Ten weeks of continuous miracle-working really takes it out of you. But it's over. As of yesterday, I am no longer in an impossible teaching position. And it feels really good.
I have learned a lot this quarter. I think my students may have learned something, too. Maybe. It's hard to tell when they're being actively encouraged not to recognize it, but I think some of it got past the "too cool for this" facade and into their brains. I know that I kept at least one person from quitting, and I which is really all that I could ask.
This was not the most stellar miracle that I've ever worked, but I was up against a lot, and I am happy with what I managed to accomplish. The people that hired me have begun to realize just how much they asked, and I think that they will also be happy with the results.
And I am really ready to take off the superhero costume. Spandex is so not flattering.

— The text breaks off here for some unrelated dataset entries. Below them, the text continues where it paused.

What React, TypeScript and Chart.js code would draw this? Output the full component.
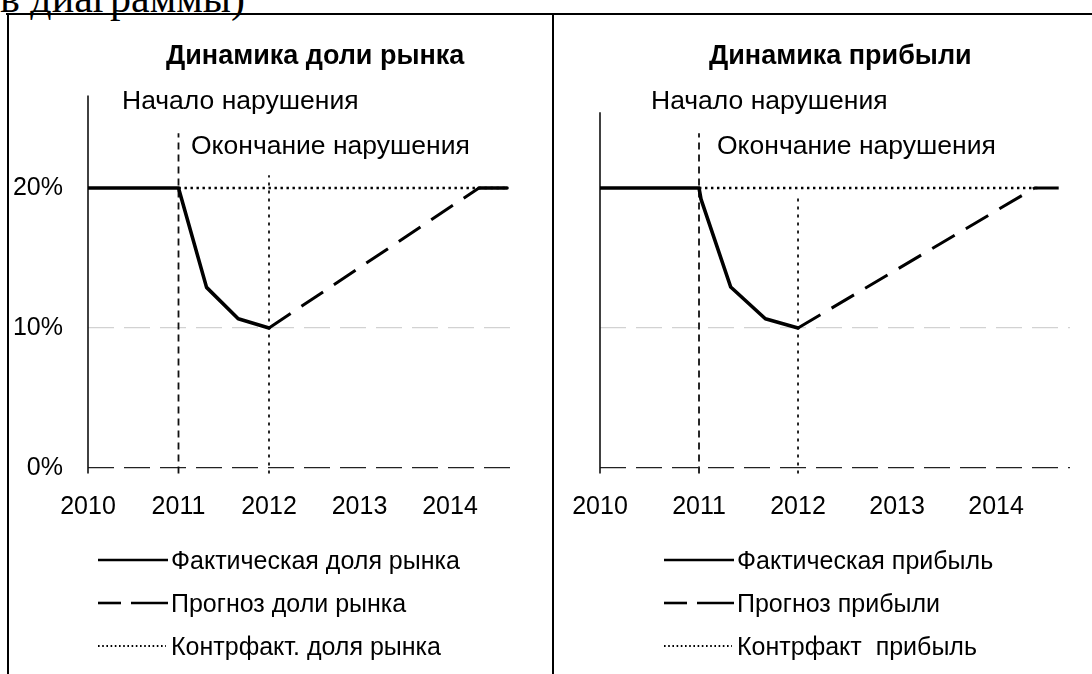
import React, { useEffect, useRef } from "react";
import { Chart, registerables } from "chart.js";

Chart.register(...registerables);

const FONT = '"Liberation Sans", Arial, Helvetica, sans-serif';

// ---- axis ticks ----
const YEARS = [2010, 2011, 2012, 2013, 2014];
const Y_TICKS = [0, 10, 20];

// ---- left panel: market share ----
const shareActualYears = [2010, 2011, 2011.31, 2011.66, 2012, 2012.01, 2014.32, 2014.63];
const shareActualValues = [20, 20, 12.9, 10.66, 10, null, 20, 20];
const shareForecastYears = [2012, 2014.32];
const shareForecastValues = [10, 20];
const shareCounterYears = [2011, 2014.63];
const shareCounterValues = [20, 20];
const shareMarkerYears = [2010, 2011, 2012];
const shareMarkerTops = [26.6, 23.9, 20.9];

// ---- right panel: profit ----
const profitActualYears = [2010, 2011, 2011.02, 2011.32, 2011.67, 2012];
const profitActualValues = [20, 20, 19.2, 12.93, 10.66, 10];
const profitForecastYears = [2012, 2014.39, 2014.69];
const profitForecastValues = [10, 20, 20];
const profitCounterYears = [2011, 2014.42];
const profitCounterValues = [20, 20];
const profitMarkerYears = [2010, 2011, 2012];
const profitMarkerTops = [25.4, 23.9, 19.4];

const series = (xs: number[], ys: (number | null)[]) => xs.map((x, i) => ({ x, y: ys[i] }));

type PanelCfg = {
  left: number;
  width: number;
  yAxisWidth: number;
  padRight: number;
  xMax: number;
  showY: boolean;
  actual: { x: number; y: number | null }[];
  forecast: { x: number; y: number | null }[];
  counter: { x: number; y: number | null }[];
  markerYears: number[];
  markerTops: number[];
};

const CANVAS_TOP = 15;
const CANVAS_H = 659;

function Panel({ cfg }: { cfg: PanelCfg }) {
  const ref = useRef<HTMLCanvasElement | null>(null);
  useEffect(() => {
    if (!ref.current) return;
    const markerStyles = [
      { borderWidth: 1.6, borderDash: [] as number[] },
      { borderWidth: 1.8, borderDash: [7, 5] },
      { borderWidth: 1.8, borderDash: [3, 5] },
    ];
    const markers = cfg.markerYears.map((yr, i) => ({
      label: "marker" + i,
      data: [
        { x: yr, y: -0.4 },
        { x: yr, y: cfg.markerTops[i] },
      ],
      borderColor: "#111",
      borderWidth: markerStyles[i].borderWidth,
      borderDash: markerStyles[i].borderDash,
      pointRadius: 0,
      clip: false as any,
    }));
    const chart = new Chart(ref.current, {
      type: "line",
      data: {
        datasets: [
          {
            label: "actual",
            data: cfg.actual,
            borderColor: "#000",
            borderWidth: 3.6,
            pointRadius: 0,
            spanGaps: false,
            borderJoinStyle: "round",
            borderCapStyle: "round",
          },
          {
            label: "forecast",
            data: cfg.forecast,
            borderColor: "#000",
            borderWidth: 3,
            borderDash: [26, 13],
            pointRadius: 0,
          },
          {
            label: "counter",
            data: cfg.counter,
            borderColor: "#000",
            borderWidth: 2.4,
            borderDash: [2.4, 3.6],
            pointRadius: 0,
          },
          ...markers,
        ] as any,
      },
      options: {
        animation: false,
        responsive: false,
        maintainAspectRatio: false,
        events: [],
        layout: { padding: { top: 80, right: cfg.padRight, bottom: 159.4, left: 0 } },
        plugins: {
          legend: { display: false },
          tooltip: { enabled: false },
          title: { display: false },
        },
        scales: {
          x: {
            type: "linear",
            min: 2010,
            max: cfg.xMax,
            grid: { display: false },
            border: { display: false },
            afterBuildTicks: (s: any) => {
              s.ticks = YEARS.map((v) => ({ value: v }));
            },
            afterFit: (s: any) => {
              s.height = 41;
            },
            ticks: {
              color: "#000",
              font: { family: FONT, size: 25 },
              padding: 11,
              maxRotation: 0,
              autoSkip: false,
              callback: (v: any) => String(v),
            },
          },
          y: {
            type: "linear",
            min: -0.4,
            max: 26.64,
            afterBuildTicks: (s: any) => {
              s.ticks = Y_TICKS.map((v) => ({ value: v }));
            },
            afterFit: (s: any) => {
              s.width = cfg.yAxisWidth;
            },
            grid: {
              drawTicks: false,
              lineWidth: 1.3,
              color: (ctx: any) => {
                const v = ctx.tick ? ctx.tick.value : null;
                if (v === 0) return "#222";
                if (v === 10) return "#d2d2d2";
                return "rgba(0,0,0,0)";
              },
            },
            border: { display: false, dash: [26, 10] },
            ticks: {
              display: cfg.showY,
              color: "#000",
              font: { family: FONT, size: 25 },
              padding: 25,
              callback: (v: any) => v + "%",
            },
          },
        },
      } as any,
    });
    return () => chart.destroy();
  }, [cfg]);
  return (
    <canvas
      ref={ref}
      width={cfg.width}
      height={CANVAS_H}
      style={{ position: "absolute", left: cfg.left, top: CANVAS_TOP, width: cfg.width, height: CANVAS_H }}
    />
  );
}

const leftCfg: PanelCfg = {
  left: 9,
  width: 542,
  yAxisWidth: 79,
  padRight: 41,
  xMax: 2014.663,
  showY: true,
  actual: series(shareActualYears, shareActualValues),
  forecast: series(shareForecastYears, shareForecastValues),
  counter: series(shareCounterYears, shareCounterValues),
  markerYears: shareMarkerYears,
  markerTops: shareMarkerTops,
};

const rightCfg: PanelCfg = {
  left: 555,
  width: 537,
  yAxisWidth: 45,
  padRight: 22,
  xMax: 2014.747,
  showY: false,
  actual: series(profitActualYears, profitActualValues),
  forecast: series(profitForecastYears, profitForecastValues),
  counter: series(profitCounterYears, profitCounterValues),
  markerYears: profitMarkerYears,
  markerTops: profitMarkerTops,
};

const textStyle = (left: number, centerY: number, bold = false, size = 25): React.CSSProperties => ({
  position: "absolute",
  left,
  top: centerY - 15,
  lineHeight: "30px",
  fontFamily: FONT,
  fontSize: size,
  fontWeight: bold ? "bold" : "normal",
  color: "#000",
  whiteSpace: "pre",
});

function LegendSample({ kind, x, y }: { kind: "solid" | "dash" | "dot"; x: number; y: number }) {
  return (
    <svg style={{ position: "absolute", left: x, top: y - 5 }} width={72} height={10}>
      {kind === "solid" && <line x1={0} y1={5} x2={70} y2={5} stroke="#000" strokeWidth={2.6} />}
      {kind === "dash" && (
        <>
          <line x1={0} y1={5} x2={23} y2={5} stroke="#000" strokeWidth={2.6} />
          <line x1={33} y1={5} x2={70} y2={5} stroke="#000" strokeWidth={2.6} />
        </>
      )}
      {kind === "dot" && (
        <line x1={0} y1={5} x2={68} y2={5} stroke="#000" strokeWidth={1.8} strokeDasharray="1.6 2.6" />
      )}
    </svg>
  );
}

const shareLegend = ["Фактическая доля рынка", "Прогноз доли рынка", "Контрфакт. доля рынка"];
const profitLegend = ["Фактическая прибыль", "Прогноз прибыли", "Контрфакт  прибыль"];
const legendKinds: ("solid" | "dash" | "dot")[] = ["solid", "dash", "dot"];
const legendRowsY = [560, 603, 646];

export default function App() {
  return (
    <div
      style={{
        position: "fixed",
        left: 0,
        top: 0,
        width: 1092,
        height: 674,
        overflow: "hidden",
        background: "#fff",
      }}
    >
      <div
        style={{
          position: "absolute",
          left: 0,
          top: -22,
          fontFamily: '"Liberation Serif", "Times New Roman", serif',
          fontSize: 42,
          lineHeight: "40px",
          whiteSpace: "nowrap",
          color: "#000",
        }}
      >
        в диаграммы)
      </div>
      {/* frame */}
      <div style={{ position: "absolute", left: 6, top: 13, width: 1086, height: 2, background: "#000" }} />
      <div style={{ position: "absolute", left: 7, top: 13, width: 2, height: 661, background: "#000" }} />
      <div style={{ position: "absolute", left: 552, top: 13, width: 2, height: 661, background: "#000" }} />

      <Panel cfg={leftCfg} />
      <Panel cfg={rightCfg} />

      {/* titles and annotations */}
      <div style={textStyle(166, 55, true, 27)}>Динамика доли рынка</div>
      <div style={textStyle(122, 100, false, 26.5)}>Начало нарушения</div>
      <div style={textStyle(191, 145, false, 26.5)}>Окончание нарушения</div>

      <div style={textStyle(709, 55, true, 27)}>Динамика прибыли</div>
      <div style={textStyle(651, 100, false, 26.5)}>Начало нарушения</div>
      <div style={textStyle(717, 145, false, 26.5)}>Окончание нарушения</div>

      {/* legends */}
      {shareLegend.map((t, i) => (
        <React.Fragment key={"sl" + i}>
          <LegendSample kind={legendKinds[i]} x={98} y={legendRowsY[i]} />
          <div style={textStyle(171, legendRowsY[i])}>{t}</div>
        </React.Fragment>
      ))}
      {profitLegend.map((t, i) => (
        <React.Fragment key={"pl" + i}>
          <LegendSample kind={legendKinds[i]} x={664} y={legendRowsY[i]} />
          <div style={textStyle(737, legendRowsY[i])}>{t}</div>
        </React.Fragment>
      ))}
    </div>
  );
}
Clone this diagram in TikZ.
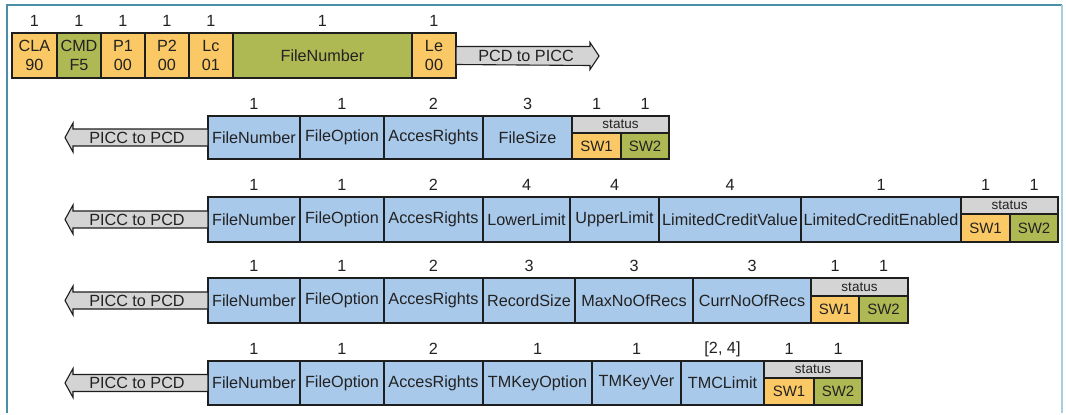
\documentclass[tikz,border=0pt]{standalone}
\usepackage{fontspec}
\setmainfont{Liberation Sans}
\definecolor{cor}{HTML}{FAC864}
\definecolor{cgr}{HTML}{AFB954}
\definecolor{cbl}{HTML}{A9C9EB}
\definecolor{cgy}{HTML}{D4D4D4}
\definecolor{cfr}{HTML}{4A8FA8}
\definecolor{cfrl}{HTML}{A8CFE0}
\definecolor{cln}{HTML}{1E1E1E}
\definecolor{ctx}{HTML}{222222}
\tikzset{
  field/.style={draw=cln,line width=1.4pt,inner sep=0pt,outer sep=0pt,text=ctx,
    font=\fontsize{16.2}{18.5}\selectfont,align=center},
  sz/.style={inner sep=0pt,text=ctx,font=\fontsize{16.2}{18.5}\selectfont},
  sthead/.style={field,fill=cgy,font=\fontsize{13.5}{15}\selectfont},
  swbox/.style={field,font=\fontsize{15}{16}\selectfont},
  barrow/.style={draw=cln,fill=cgy,line width=1.1pt,line join=miter},
  atext/.style={inner sep=0pt,text=ctx,font=\fontsize{16.2}{18.5}\selectfont},
  frame/.style={line width=1.3pt},
}
% name, x1, x2, ytop, ybot, style, text, size label
\newcommand\fieldat[8]{%
  \node[field,#6,minimum width={(#3-#2)*1pt},minimum height={(#5-#4)*1pt}] (#1) at ({(#2+#3)/2},{(#4+#5)/2}) {#7};
  \node[sz] (#1-s) at ([yshift=12pt]#1.north) {#8};}
% name, x1, xm, x2, ytop, ymid, ybot
\newcommand\statusat[7]{%
  \node[sthead,minimum width={(#4-#2)*1pt},minimum height={(#6-#5)*1pt}] (#1-h) at ({(#2+#4)/2},{(#5+#6)/2}) {status};
  \node[swbox,fill=cor,minimum width={(#3-#2)*1pt},minimum height={(#7-#6)*1pt}] (#1-a) at ({(#2+#3)/2},{(#6+#7)/2}) {SW1};
  \node[swbox,fill=cgr,minimum width={(#4-#3)*1pt},minimum height={(#7-#6)*1pt}] (#1-b) at ({(#3+#4)/2},{(#6+#7)/2}) {SW2};
  \node[sz] (#1-as) at ({(#2+#3)/2},{#5-12}) {1};
  \node[sz] (#1-bs) at ({(#3+#4)/2},{#5-12}) {1};}
% name, attached node
\newcommand\leftarr[2]{%
  \draw[barrow] ([yshift=8.5pt]#2.west) -- ++(-135,0) -- ++(0,-6) -- ++(-8,14.5) -- ++(8,14.5) -- ++(0,-6) -- ([yshift=-8.5pt]#2.west) -- cycle;
  \node[atext] (#1) at ([xshift=-71pt]#2.west) {PICC to PCD};}
\begin{document}
\begin{tikzpicture}[x=1pt,y=-1pt]
\useasboundingbox (0,0) rectangle (1066,415);
% frame
\draw[frame,cfr] (7,413) coordinate (fbl) -- (7,5) coordinate (ftl) -- (1062,5) coordinate (ftr);
\draw[frame,cfrl] (ftr) -- (1062,413) coordinate (fbr);

% Row 1: command
\fieldat{cla}{12}{57}{33}{78}{fill=cor}{CLA\\90}{1}
\fieldat{cmd}{57}{101}{33}{78}{fill=cgr}{CMD\\F5}{1}
\fieldat{pa}{101}{145}{33}{78}{fill=cor}{P1\\00}{1}
\fieldat{pb}{145}{189}{33}{78}{fill=cor}{P2\\00}{1}
\fieldat{lc}{189}{233}{33}{78}{fill=cor}{Lc\\01}{1}
\fieldat{fnr}{233}{412}{33}{78}{fill=cgr}{FileNumber}{1}
\fieldat{le}{412}{456}{33}{78}{fill=cor}{Le\\00}{1}
\draw[barrow] ([yshift=9pt]le.east) -- ++(134,0) -- ++(0,-4) -- ++(9,13.5) -- ++(-9,13.5) -- ++(0,-4) -- ([yshift=-9pt]le.east) -- cycle;
\node[atext] (pcdpicc) at ([xshift=70pt]le.east) {PCD to PICC};

% Row 2
\fieldat{fnb}{208}{300}{116}{159}{fill=cbl}{FileNumber}{1}
\fieldat{fob}{300}{384}{116}{159}{fill=cbl}{FileOption}{1}
\fieldat{arb}{384}{483}{116}{159}{fill=cbl}{AccesRights}{2}
\fieldat{fsb}{483}{572}{116}{159}{fill=cbl}{FileSize}{3}
\statusat{stb}{572}{621}{669}{116}{133}{159}
\leftarr{ab}{fnb}

% Row 3
\fieldat{fnc}{208}{300}{197}{242}{fill=cbl}{FileNumber}{1}
\fieldat{foc}{300}{384}{197}{242}{fill=cbl}{FileOption}{1}
\fieldat{arc}{384}{483}{197}{242}{fill=cbl}{AccesRights}{2}
\fieldat{llc}{483}{570}{197}{242}{fill=cbl}{LowerLimit}{4}
\fieldat{ulc}{570}{659}{197}{242}{fill=cbl}{UpperLimit}{4}
\fieldat{lcv}{659}{801}{197}{242}{fill=cbl}{LimitedCreditValue}{4}
\fieldat{lce}{801}{961}{197}{242}{fill=cbl}{LimitedCreditEnabled}{1}
\statusat{stc}{961}{1010}{1058}{197}{214}{242}
\leftarr{ac}{fnc}

% Row 4
\fieldat{fnd}{208}{300}{278}{323}{fill=cbl}{FileNumber}{1}
\fieldat{fod}{300}{384}{278}{323}{fill=cbl}{FileOption}{1}
\fieldat{ard}{384}{483}{278}{323}{fill=cbl}{AccesRights}{2}
\fieldat{rsd}{483}{575}{278}{323}{fill=cbl}{RecordSize}{3}
\fieldat{mnd}{575}{693}{278}{323}{fill=cbl}{MaxNoOfRecs}{3}
\fieldat{cnd}{693}{811}{278}{323}{fill=cbl}{CurrNoOfRecs}{3}
\statusat{std}{811}{859}{908}{278}{296}{323}
\leftarr{ad}{fnd}

% Row 5
\fieldat{fne}{208}{300}{361}{405}{fill=cbl}{FileNumber}{1}
\fieldat{foe}{300}{384}{361}{405}{fill=cbl}{FileOption}{1}
\fieldat{are}{384}{483}{361}{405}{fill=cbl}{AccesRights}{2}
\fieldat{tko}{483}{592}{361}{405}{fill=cbl}{TMKeyOption}{1}
\fieldat{tkv}{592}{681}{361}{405}{fill=cbl}{TMKeyVer}{1}
\fieldat{tcl}{681}{764}{361}{405}{fill=cbl}{TMCLimit}{[2, 4]}
\statusat{ste}{764}{814}{862}{361}{378}{405}
\leftarr{ae}{fne}
\end{tikzpicture}
\end{document}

All of this to say that there is now a chance that I will come back to the world of the living and knitting and blogging. That is, if catching up on writing my thesis draft (I want it done this month) and planning a syllabus for next quarter (eep!) don't swallow me up before I manage to come up for air. But they shouldn't. Both processes are well in hand, though there's still a lot of work to be done. Right now, I am ready to spend an evening realizing that my adrenaline levels can now return to a reasonable level, and that there is nothing more that I need to do right now.
To laugh often and much;
To win the respect of intelligent people
and the affection of children;
To earn the appreciation of honest critics
and endure the betrayal of false friends;
To appreciate beauty;
To find the best in others;
To leave the world a bit better, whether by
a healthy child, a garden patch
or a redeemed social condition;
To know even one life has breathed
easier because you have lived;
This is to have succeeded.
Ralph Waldo Emerson*
And, by that definition, I have. Now, I'm going to go stare at a wall for a while...
Back soon with more knitting content.
*I vaguely remember reading somewhere that this poem is misattributed to Emerson, but for now, I'm just going with it.